JOB
Give the data below again exactly as it stands. Omit the pictures.

DATASET EXTRACT
******************************

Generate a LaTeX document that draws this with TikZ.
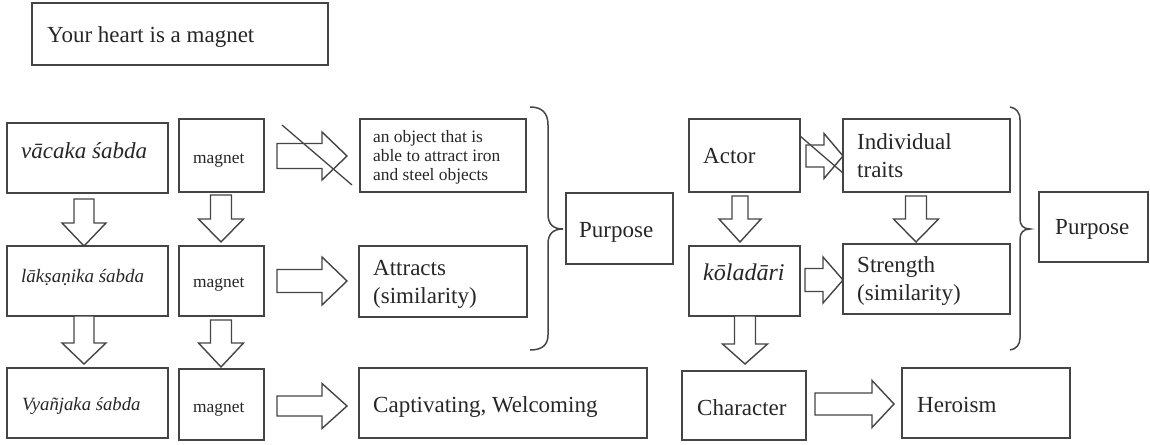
\documentclass[tikz,border=0pt]{standalone}
\usepackage{fontspec}
\setmainfont{Liberation Serif}
\usetikzlibrary{fit}
\definecolor{ink}{HTML}{454545}
\definecolor{txtc}{HTML}{262626}
% block arrow pointing right: tail x, head x, tip x, centre y, shaft half height, head half height
\newcommand\rblk[6]{%
  \draw[blk] (#1,#4-#5) -- (#2,#4-#5) -- (#2,#4-#6) -- (#3,#4) -- (#2,#4+#6)
    -- (#2,#4+#5) -- (#1,#4+#5) -- cycle;}
% block arrow pointing down: centre x, top y, head y, tip y, shaft half width, head half width
\newcommand\dblk[6]{%
  \draw[blk] (#1-#5,#2) -- (#1+#5,#2) -- (#1+#5,#3) -- (#1+#6,#3) -- (#1,#4)
    -- (#1-#6,#3) -- (#1-#5,#3) -- cycle;}
\begin{document}
\begin{tikzpicture}[x=1pt,y=-1pt,
  box/.style={draw=ink, line width=1.5pt, inner sep=0pt},
  % multi-line labels are placed by the baseline of their last line
  lbl/.style={anchor=base west, inner sep=0pt, text=txtc, align=left},
  big/.style={font=\fontsize{23}{27.5}\selectfont},
  bigit/.style={font=\fontsize{23}{27.5}\selectfont\itshape},
  small/.style={font=\fontsize{17.4}{19}\selectfont},
  blk/.style={draw=ink, line width=1.4pt, fill=white, line join=miter},
  cross/.style={draw=ink, line width=1.3pt},
  brc/.style={draw=ink, line width=1.5pt}]
\useasboundingbox (0,0) rectangle (1150,444);

% boxes
\node[box, fit={(32,3) (328,65)}] (title) {};
\node[box, fit={(7,123) (168,193)}] (vac) {};
\node[box, fit={(7,246) (168,316)}] (lak) {};
\node[box, fit={(7,368) (168,438)}] (vya) {};
\node[box, fit={(179,119) (264,192)}] (mag1) {};
\node[box, fit={(179,246) (264,316)}] (mag2) {};
\node[box, fit={(179,369) (264,440)}] (mag3) {};
\node[box, fit={(360,119) (526,192)}] (obj) {};
\node[box, fit={(359,246) (527,317)}] (attr) {};
\node[box, fit={(359,368) (647,438)}] (capt) {};
\node[box, fit={(566,193) (673,264)}] (purp1) {};
\node[box, fit={(689,119) (800,192)}] (actor) {};
\node[box, fit={(689,246) (800,316)}] (kol) {};
\node[box, fit={(682,371) (806,440)}] (char) {};
\node[box, fit={(843,119) (1010,192)}] (trait) {};
\node[box, fit={(843,244) (1010,314)}] (stren) {};
\node[box, fit={(902,368) (1070,438)}] (hero) {};
\node[box, fit={(1039,192) (1148,262)}] (purp2) {};

% texts
\node[lbl, big] (title-t) at (47,42) {Your heart is a magnet};
\node[lbl, bigit] (vac-t) at (21,158) {vācaka śabda};
\node[lbl, font=\fontsize{19}{22}\selectfont\itshape] (lak-t) at (21,282) {lākṣaṇika śabda};
\node[lbl, font=\fontsize{18.7}{22}\selectfont\itshape] (vya-t) at (22,410) {Vyañjaka śabda};
\node[lbl, small] (mag1-t) at (193,163) {magnet};
\node[lbl, small] (mag2-t) at (193,287) {magnet};
\node[lbl, small] (mag3-t) at (193,412) {magnet};
\node[lbl, small] (obj-t) at (373,180) {an object that is\\able to attract iron\\and steel objects};
\node[lbl, big] (attr-t) at (373,303) {Attracts\\(similarity)};
\node[lbl, big] (capt-t) at (373,412) {Captivating, Welcoming};
\node[lbl, big] (purp1-t) at (579,237) {Purpose};
\node[lbl, big] (actor-t) at (703,163) {Actor};
\node[lbl, big] (trait-t) at (857,177) {Individual\\traits};
\node[lbl, font=\fontsize{24}{28}\selectfont\itshape] (kol-t) at (703,280) {kōladāri};
\node[lbl, big] (stren-t) at (857,300) {Strength\\(similarity)};
\node[lbl, big] (char-t) at (697,415) {Character};
\node[lbl, big] (hero-t) at (917,412) {Heroism};
\node[lbl, big] (purp2-t) at (1055,234) {Purpose};

% block arrows, left group
\dblk{84}{199}{223}{246}{10}{22}
\dblk{221}{195}{219}{242}{10.5}{22.5}
\dblk{84}{316}{343}{364}{10}{22}
\dblk{221}{320}{343}{367}{10.5}{22.5}
\rblk{277}{322}{347}{156}{12.5}{24}
\rblk{277}{322}{347}{281}{11.5}{24}
\rblk{277}{322}{347}{406}{10}{22.5}
\draw[cross] (282,125) -- (352,185);

% block arrows, right group
\dblk{740}{196}{219}{242}{8}{21}
\dblk{916}{196}{219}{242}{10.5}{22.5}
\dblk{745}{316}{344}{364}{10.5}{22.5}
\rblk{806}{824}{843}{156}{11}{22.5}
\rblk{805}{823}{843}{280}{11.5}{23}
\rblk{815}{872}{894}{404}{11}{23.5}
\draw[cross] (800,136) -- (843,173);

% braces
\draw[brc] (530,107) .. controls (542,107) and (548,113) .. (548,125) -- (548,214)
  .. controls (548,224) and (553,229) .. (563,229)
  .. controls (553,229) and (548,234) .. (548,244) -- (548,335)
  .. controls (548,345) and (542,350) .. (530,350);
\draw[brc] (1010,107) .. controls (1016,108) and (1020,112) .. (1020,120) -- (1020,219)
  .. controls (1020,225) and (1023,229) .. (1030,229)
  .. controls (1023,229) and (1020,233) .. (1020,239) -- (1020,338)
  .. controls (1020,345) and (1016,349) .. (1010,350);
\end{tikzpicture}
\end{document}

******************************

CORRECT ANSWER
Generate a LaTeX document that draws this with TikZ.
\documentclass[tikz,border=0pt]{standalone}
\usepackage{fontspec}
\setmainfont{Liberation Serif}
\usetikzlibrary{fit}
\definecolor{ink}{HTML}{454545}
\definecolor{txtc}{HTML}{262626}
% block arrow pointing right: tail x, head x, tip x, centre y, shaft half height, head half height
\newcommand\rblk[6]{%
  \draw[blk] (#1,#4-#5) -- (#2,#4-#5) -- (#2,#4-#6) -- (#3,#4) -- (#2,#4+#6)
    -- (#2,#4+#5) -- (#1,#4+#5) -- cycle;}
% block arrow pointing down: centre x, top y, head y, tip y, shaft half width, head half width
\newcommand\dblk[6]{%
  \draw[blk] (#1-#5,#2) -- (#1+#5,#2) -- (#1+#5,#3) -- (#1+#6,#3) -- (#1,#4)
    -- (#1-#6,#3) -- (#1-#5,#3) -- cycle;}
\begin{document}
\begin{tikzpicture}[x=1pt,y=-1pt,
  box/.style={draw=ink, line width=1.5pt, inner sep=0pt},
  % multi-line labels are placed by the baseline of their last line
  lbl/.style={anchor=base west, inner sep=0pt, text=txtc, align=left},
  big/.style={font=\fontsize{23}{27.5}\selectfont},
  bigit/.style={font=\fontsize{23}{27.5}\selectfont\itshape},
  small/.style={font=\fontsize{17.4}{19}\selectfont},
  blk/.style={draw=ink, line width=1.4pt, fill=white, line join=miter},
  cross/.style={draw=ink, line width=1.3pt},
  brc/.style={draw=ink, line width=1.5pt}]
\useasboundingbox (0,0) rectangle (1150,444);

% boxes
\node[box, fit={(32,3) (328,65)}] (title) {};
\node[box, fit={(7,123) (168,193)}] (vac) {};
\node[box, fit={(7,246) (168,316)}] (lak) {};
\node[box, fit={(7,368) (168,438)}] (vya) {};
\node[box, fit={(179,119) (264,192)}] (mag1) {};
\node[box, fit={(179,246) (264,316)}] (mag2) {};
\node[box, fit={(179,369) (264,440)}] (mag3) {};
\node[box, fit={(360,119) (526,192)}] (obj) {};
\node[box, fit={(359,246) (527,317)}] (attr) {};
\node[box, fit={(359,368) (647,438)}] (capt) {};
\node[box, fit={(566,193) (673,264)}] (purp1) {};
\node[box, fit={(689,119) (800,192)}] (actor) {};
\node[box, fit={(689,246) (800,316)}] (kol) {};
\node[box, fit={(682,371) (806,440)}] (char) {};
\node[box, fit={(843,119) (1010,192)}] (trait) {};
\node[box, fit={(843,244) (1010,314)}] (stren) {};
\node[box, fit={(902,368) (1070,438)}] (hero) {};
\node[box, fit={(1039,192) (1148,262)}] (purp2) {};

% texts
\node[lbl, big] (title-t) at (47,42) {Your heart is a magnet};
\node[lbl, bigit] (vac-t) at (21,158) {vācaka śabda};
\node[lbl, font=\fontsize{19}{22}\selectfont\itshape] (lak-t) at (21,282) {lākṣaṇika śabda};
\node[lbl, font=\fontsize{18.7}{22}\selectfont\itshape] (vya-t) at (22,410) {Vyañjaka śabda};
\node[lbl, small] (mag1-t) at (193,163) {magnet};
\node[lbl, small] (mag2-t) at (193,287) {magnet};
\node[lbl, small] (mag3-t) at (193,412) {magnet};
\node[lbl, small] (obj-t) at (373,180) {an object that is\\able to attract iron\\and steel objects};
\node[lbl, big] (attr-t) at (373,303) {Attracts\\(similarity)};
\node[lbl, big] (capt-t) at (373,412) {Captivating, Welcoming};
\node[lbl, big] (purp1-t) at (579,237) {Purpose};
\node[lbl, big] (actor-t) at (703,163) {Actor};
\node[lbl, big] (trait-t) at (857,177) {Individual\\traits};
\node[lbl, font=\fontsize{24}{28}\selectfont\itshape] (kol-t) at (703,280) {kōladāri};
\node[lbl, big] (stren-t) at (857,300) {Strength\\(similarity)};
\node[lbl, big] (char-t) at (697,415) {Character};
\node[lbl, big] (hero-t) at (917,412) {Heroism};
\node[lbl, big] (purp2-t) at (1055,234) {Purpose};

% block arrows, left group
\dblk{84}{199}{223}{246}{10}{22}
\dblk{221}{195}{219}{242}{10.5}{22.5}
\dblk{84}{316}{343}{364}{10}{22}
\dblk{221}{320}{343}{367}{10.5}{22.5}
\rblk{277}{322}{347}{156}{12.5}{24}
\rblk{277}{322}{347}{281}{11.5}{24}
\rblk{277}{322}{347}{406}{10}{22.5}
\draw[cross] (282,125) -- (352,185);

% block arrows, right group
\dblk{740}{196}{219}{242}{8}{21}
\dblk{916}{196}{219}{242}{10.5}{22.5}
\dblk{745}{316}{344}{364}{10.5}{22.5}
\rblk{806}{824}{843}{156}{11}{22.5}
\rblk{805}{823}{843}{280}{11.5}{23}
\rblk{815}{872}{894}{404}{11}{23.5}
\draw[cross] (800,136) -- (843,173);

% braces
\draw[brc] (530,107) .. controls (542,107) and (548,113) .. (548,125) -- (548,214)
  .. controls (548,224) and (553,229) .. (563,229)
  .. controls (553,229) and (548,234) .. (548,244) -- (548,335)
  .. controls (548,345) and (542,350) .. (530,350);
\draw[brc] (1010,107) .. controls (1016,108) and (1020,112) .. (1020,120) -- (1020,219)
  .. controls (1020,225) and (1023,229) .. (1030,229)
  .. controls (1023,229) and (1020,233) .. (1020,239) -- (1020,338)
  .. controls (1020,345) and (1016,349) .. (1010,350);
\end{tikzpicture}
\end{document}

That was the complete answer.